The Global Nutrition Report will have these indicators at country level. Some stuff there on fruit and vegetable consumption, but why nothing specifically on dietary diversity? Anyway, if you’d like to make suggestions, you can.
Wait, why is there nothing on alcohol consumption? And is diversity in alcohol-producing plants a good thing? I mean, nutrition-wise.
Uhm, nothing on urban agriculture either. I bet you that’s an indicator of something or other, nutrition-wise.
Maybe Amy Ickowitz of CIFOR will suggest some indicators. She has interesting data on forest cover and child nutrition.
Fonio gets the Mail treatment (but no festival). Will it ever recover? Maybe this will help. For the record, it may have been the The Guardian that started this fonio frenzy. Anyway, here are the collections, if you think you’d like to contribute to the revolution. Like by organizing a festival. But why stop at fonio…
Sometimes, however, exotic is better: like mango in Kenya. There’s plenty of mango festivals (and a new genebank too) in India, but not in Kenya, as far as I know.
BBC radio programme on the history of barbed wire. Fascinating.
Not to be outdone, DW on potato agrobiodiversity, including the CIP genebank. Wow, in Spanish too. Ah, but do any of them have high levels of B-9 vitamin? No? I know someone who can change that.
More to Peruvian cuisine than potatoes, though. I feel a festival coming on.
Food aid vs agriculture in Haiti. Nothing to celebrate there.
Someone mention hard choices? Shea harvesting in Ghana presents a conundrum too.
The reaction by the Association of International Research and Development Centers for Agriculture (AIRCA) to the communiqué put out by G20 chief agricultural scientists after their latest meeting in June in Australia brings up some good points, but also reminds me that we probably didn’t give that event the space it warranted. Just a Nibble, if memory serves.

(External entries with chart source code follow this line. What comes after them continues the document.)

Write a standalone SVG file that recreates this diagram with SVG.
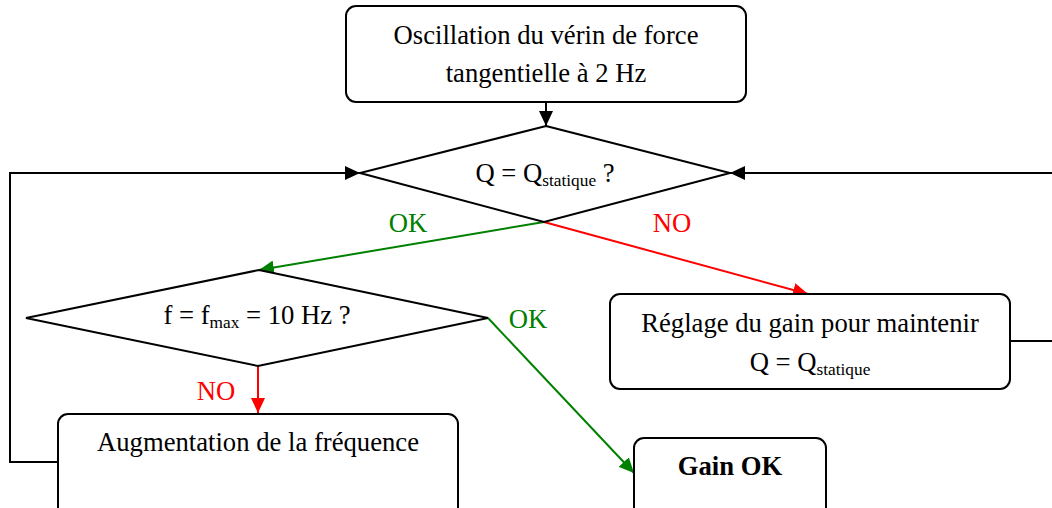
<svg xmlns="http://www.w3.org/2000/svg" width="1052" height="508" viewBox="0 0 1052 508">
<style>
.box{fill:#fff;stroke:#000;stroke-width:2}
.c{fill:none;stroke-width:2}
.k{stroke:#000}.g{stroke:#008000}.r{stroke:#ff0000}
text{font-family:"Liberation Serif","Times New Roman",serif;font-size:26.67px;text-anchor:middle;fill:#000}
.sub{font-size:17.3px}
.lg{fill:#008000}.lr{fill:#ff0000}
</style>
<defs>
<marker id="ak" markerWidth="15" markerHeight="14" refX="15" refY="7" orient="auto" markerUnits="userSpaceOnUse"><path d="M0,0 L15,7 L0,14 Z" fill="#000"/></marker>
<marker id="ag" markerWidth="15" markerHeight="14" refX="15" refY="7" orient="auto" markerUnits="userSpaceOnUse"><path d="M0,0 L15,7 L0,14 Z" fill="#008000"/></marker>
<marker id="ar" markerWidth="15" markerHeight="14" refX="15" refY="7" orient="auto" markerUnits="userSpaceOnUse"><path d="M0,0 L15,7 L0,14 Z" fill="#ff0000"/></marker>
</defs>
<rect width="1052" height="508" fill="#fff"/>
<g id="connectors">
<path class="c k" d="M546,102 L546,126" marker-end="url(#ak)"/>
<path class="c k" d="M58,462 L10,462 L10,173 L360,173" marker-end="url(#ak)"/>
<path class="c k" d="M1010,341 L1062,341 L1062,173 L730,173" marker-end="url(#ak)"/>
<path class="c g" d="M544,222 L259,270" marker-end="url(#ag)"/>
<path class="c r" d="M544,222 L808,294" marker-end="url(#ar)"/>
<path class="c r" d="M258,366 L258,413" marker-end="url(#ar)"/>
<path class="c g" d="M488,318 L634,473" marker-end="url(#ag)"/>
<text class="lg" x="408" y="232">OK</text>
<text class="lr" x="672" y="232">NO</text>
<text class="lg" x="528" y="328">OK</text>
<text class="lr" x="216" y="400">NO</text>
</g>
<g id="start">
<rect class="box" x="346" y="6" width="400" height="96" rx="10"/>
<text x="546" y="44">Oscillation du vérin de force</text>
<text x="546" y="82">tangentielle à 2 Hz</text>
</g>
<g id="decision-q">
<polygon class="box" points="546,126 730,173 544,222 360,173"/>
<text x="545" y="182">Q = Q<tspan class="sub" dy="4">statique</tspan><tspan dy="-4"> ?</tspan></text>
</g>
<g id="decision-f">
<polygon class="box" points="259,270 488,318 258,366 26,318"/>
<text x="257" y="324">f = f<tspan class="sub" dy="4">max</tspan><tspan dy="-4"> = 10 Hz ?</tspan></text>
</g>
<g id="reglage">
<rect class="box" x="610" y="294" width="400" height="95" rx="10"/>
<text x="810" y="332">Réglage du gain pour maintenir</text>
<text x="810" y="371">Q = Q<tspan class="sub" dy="4">statique</tspan></text>
</g>
<g id="augmentation">
<rect class="box" x="58" y="414" width="400" height="110" rx="10"/>
<text x="258" y="451">Augmentation de la fréquence</text>
</g>
<g id="gain-ok">
<rect class="box" x="634" y="438" width="192" height="90" rx="10"/>
<text x="730" y="475" font-weight="bold">Gain OK</text>
</g>
</svg>
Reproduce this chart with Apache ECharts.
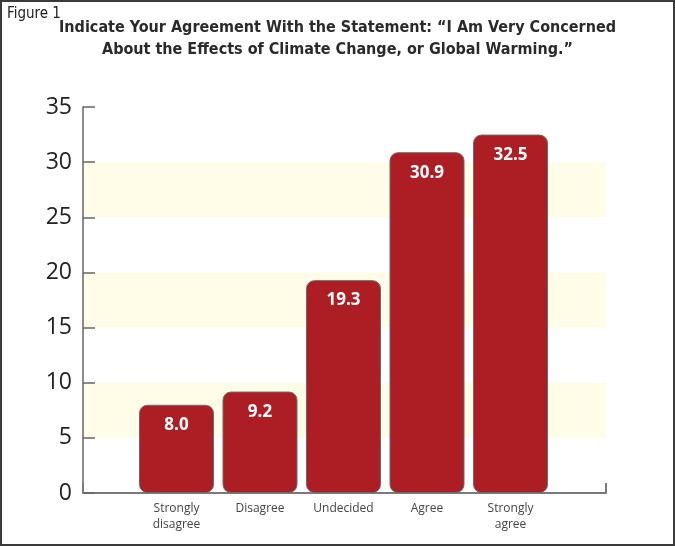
<!DOCTYPE html>
<html>
<head>
<meta charset="utf-8">
<script src="https://cdn.jsdelivr.net/npm/echarts@6/dist/echarts.min.js"></script>
<style>
html,body{margin:0;padding:0;background:#fff;}
#chart{width:675px;height:546px;}
</style>
</head>
<body>
<div id="chart"></div>
<script>
const categories = ['Strongly\ndisagree', 'Disagree', 'Undecided', 'Agree', 'Strongly\nagree'];
const values = [8.0, 9.2, 19.3, 30.9, 32.5];
const yTicks = [0, 5, 10, 15, 20, 25, 30, 35];
const titleLines = ['Indicate Your Agreement With the Statement: \u201cI Am Very Concerned',
                    'About the Effects of Climate Change, or Global Warming.\u201d'];

const chart = echarts.init(document.getElementById('chart'), null, {renderer: 'canvas'});
const titleFont = "'Liberation Sans Narrow', 'DejaVu Sans Condensed', 'Roboto Condensed', sans-serif";
const option = {
  animation: false,
  backgroundColor: '#ffffff',
  graphic: [
    {type: 'rect', shape: {x: 1, y: 1, width: 673, height: 544}, style: {fill: 'none', stroke: '#3a3a3a', lineWidth: 2}, z: 100},
    {type: 'text', left: 7, top: 7, style: {text: 'Figure 1', font: "15px " + titleFont, fill: '#222'}},
    {type: 'text', left: 'center', top: 20, style: {text: titleLines[0], font: "bold 16px " + titleFont, fill: '#2a2a2a'}, x: 4},
    {type: 'text', left: 'center', top: 42, style: {text: titleLines[1], font: "bold 16px " + titleFont, fill: '#2a2a2a'}, x: 4}
  ],
  grid: [
    {left: 83, right: 69, top: 107, bottom: 53},
    {left: 134.75, right: 122.75, top: 107, bottom: 53}
  ],
  xAxis: [
    {type: 'value', gridIndex: 0, min: 0, max: 1, interval: 1,
     axisLine: {show: true, lineStyle: {color: '#7a7a7a', width: 2}},
     axisTick: {show: true, inside: true, length: 10, lineStyle: {color: '#7a7a7a', width: 2}},
     axisLabel: {show: false}, splitLine: {show: false}},
    {type: 'category', gridIndex: 1, data: categories,
     axisLine: {show: false}, axisTick: {show: false},
     axisLabel: {color: '#444', fontSize: 12, fontFamily: "'Open Sans', sans-serif", lineHeight: 16, margin: 8}}
  ],
  yAxis: [
    {type: 'value', gridIndex: 0, min: 0, max: 35, interval: 5,
     axisLine: {show: true, lineStyle: {color: '#666', width: 1.5}},
     axisTick: {show: true, inside: true, length: 12, lineStyle: {color: '#666', width: 1.5}},
     axisLabel: {color: '#222', fontSize: 23, fontFamily: "'Open Sans', sans-serif", margin: 11,
                 formatter: v => yTicks.includes(v) ? String(v) : ''},
     splitLine: {show: false},
     splitArea: {show: true, areaStyle: {color: ['rgba(255,255,255,0)', '#fffde8']}}},
    {type: 'value', gridIndex: 1, min: 0, max: 35, interval: 5, show: false}
  ],
  series: [{
    type: 'bar', xAxisIndex: 1, yAxisIndex: 1, data: values, barWidth: 75,
    itemStyle: {color: '#ad1e24', borderColor: '#6b6b6b', borderWidth: 1, borderRadius: 8},
    label: {show: true, position: 'insideTop', distance: 12, color: '#fff', fontWeight: 'bold',
            fontSize: 17, fontFamily: "'Open Sans', sans-serif", formatter: p => p.value.toFixed(1)}
  }]
};
chart.setOption(option);
</script>
</body>
</html>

Anyway, good to see diversity highlighted in a couple of places. 2 The participants “agreed that diverse farming systems will require a broad range of innovations and approaches,” which seems to imply that they think those diverse farming systems are a good thing, and worth striving for. And here’s another interesting excerpt from their communiqué: they
…recognised the importance of biodiversity of plants, animals and micro-organisms in an agricultural setting, and noted with interest the global and stakeholder driven DivSeek initiative. We recognised the importance of the next generation genetic resources, open access information system — that will enable the speeding up of crop improvement processes and thereby enhance resilience, food and nutritional security.
Nice enough, but am I the only one to find that comma after “genetic resources” problematic. I think they meant “next generation, open access information system on genetic resources” there. Who says punctuation is not important.
Susan McCouch, who’s been involved in DivSeek, was on youtube recently, by the way. She doesn’t mention DivSeek directly, but her talk does suggest why something like it is needed.
Genesys is trialling an improved data filtering mechanism. Say you want to find Aegilops tauschii from Armenia with frost tolerance. Go to Browse and play around with the Filter button. If you have trouble, see if this little video helps you figure it out. The answer, by the way, is that there are 14 accessions that satisfy those requirements, all at ICARDA. Here’s where they are:
Did you get the same answer? Any suggestions for improvements?